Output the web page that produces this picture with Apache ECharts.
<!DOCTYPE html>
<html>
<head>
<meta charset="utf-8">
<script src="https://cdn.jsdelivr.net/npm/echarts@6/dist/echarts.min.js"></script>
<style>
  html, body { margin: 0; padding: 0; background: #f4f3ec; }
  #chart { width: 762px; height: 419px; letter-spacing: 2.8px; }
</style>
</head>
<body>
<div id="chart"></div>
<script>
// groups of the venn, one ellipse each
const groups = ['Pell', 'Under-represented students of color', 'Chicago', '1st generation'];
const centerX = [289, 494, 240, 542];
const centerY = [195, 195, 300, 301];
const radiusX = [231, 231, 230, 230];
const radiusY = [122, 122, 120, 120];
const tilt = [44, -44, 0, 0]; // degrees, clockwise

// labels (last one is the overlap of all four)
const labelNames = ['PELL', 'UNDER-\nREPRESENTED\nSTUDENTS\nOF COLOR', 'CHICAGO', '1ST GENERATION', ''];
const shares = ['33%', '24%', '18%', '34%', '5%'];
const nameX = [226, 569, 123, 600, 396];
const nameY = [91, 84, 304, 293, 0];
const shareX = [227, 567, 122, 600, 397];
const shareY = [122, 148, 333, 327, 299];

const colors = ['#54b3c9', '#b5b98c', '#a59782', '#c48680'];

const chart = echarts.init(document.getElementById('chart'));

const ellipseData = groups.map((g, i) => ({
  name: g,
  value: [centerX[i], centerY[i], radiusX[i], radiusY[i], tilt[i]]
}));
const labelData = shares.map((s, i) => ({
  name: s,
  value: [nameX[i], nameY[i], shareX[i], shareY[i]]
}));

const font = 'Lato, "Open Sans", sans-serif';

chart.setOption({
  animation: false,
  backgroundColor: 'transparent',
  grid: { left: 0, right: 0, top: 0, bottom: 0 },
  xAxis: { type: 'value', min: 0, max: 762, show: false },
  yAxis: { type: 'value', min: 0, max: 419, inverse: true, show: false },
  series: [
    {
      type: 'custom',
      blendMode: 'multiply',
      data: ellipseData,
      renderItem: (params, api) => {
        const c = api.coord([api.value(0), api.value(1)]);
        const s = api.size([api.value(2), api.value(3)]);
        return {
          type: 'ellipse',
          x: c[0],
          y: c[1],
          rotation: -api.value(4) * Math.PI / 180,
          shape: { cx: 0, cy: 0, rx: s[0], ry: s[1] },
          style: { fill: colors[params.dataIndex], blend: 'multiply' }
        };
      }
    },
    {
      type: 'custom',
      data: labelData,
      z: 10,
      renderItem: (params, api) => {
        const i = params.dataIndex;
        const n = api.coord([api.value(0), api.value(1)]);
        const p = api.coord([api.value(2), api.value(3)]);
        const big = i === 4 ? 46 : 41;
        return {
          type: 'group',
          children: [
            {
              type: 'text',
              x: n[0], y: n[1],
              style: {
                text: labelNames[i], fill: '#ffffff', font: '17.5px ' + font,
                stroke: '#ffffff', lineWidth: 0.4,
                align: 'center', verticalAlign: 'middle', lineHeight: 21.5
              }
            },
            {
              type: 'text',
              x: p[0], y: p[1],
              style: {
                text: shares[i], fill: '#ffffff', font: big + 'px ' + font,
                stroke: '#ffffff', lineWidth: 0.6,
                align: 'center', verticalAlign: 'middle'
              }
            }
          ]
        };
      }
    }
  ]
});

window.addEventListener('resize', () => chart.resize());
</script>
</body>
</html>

--------------------------------------------------

What are the exact lines from the beginning of the material through the line containing "const tilt = [44, -44, 0, 0];"? Write out those lines alone.

Output the web page that produces this picture with Apache ECharts.
<!DOCTYPE html>
<html>
<head>
<meta charset="utf-8">
<script src="https://cdn.jsdelivr.net/npm/echarts@6/dist/echarts.min.js"></script>
<style>
  html, body { margin: 0; padding: 0; background: #f4f3ec; }
  #chart { width: 762px; height: 419px; letter-spacing: 2.8px; }
</style>
</head>
<body>
<div id="chart"></div>
<script>
// groups of the venn, one ellipse each
const groups = ['Pell', 'Under-represented students of color', 'Chicago', '1st generation'];
const centerX = [289, 494, 240, 542];
const centerY = [195, 195, 300, 301];
const radiusX = [231, 231, 230, 230];
const radiusY = [122, 122, 120, 120];
const tilt = [44, -44, 0, 0]; // degrees, clockwise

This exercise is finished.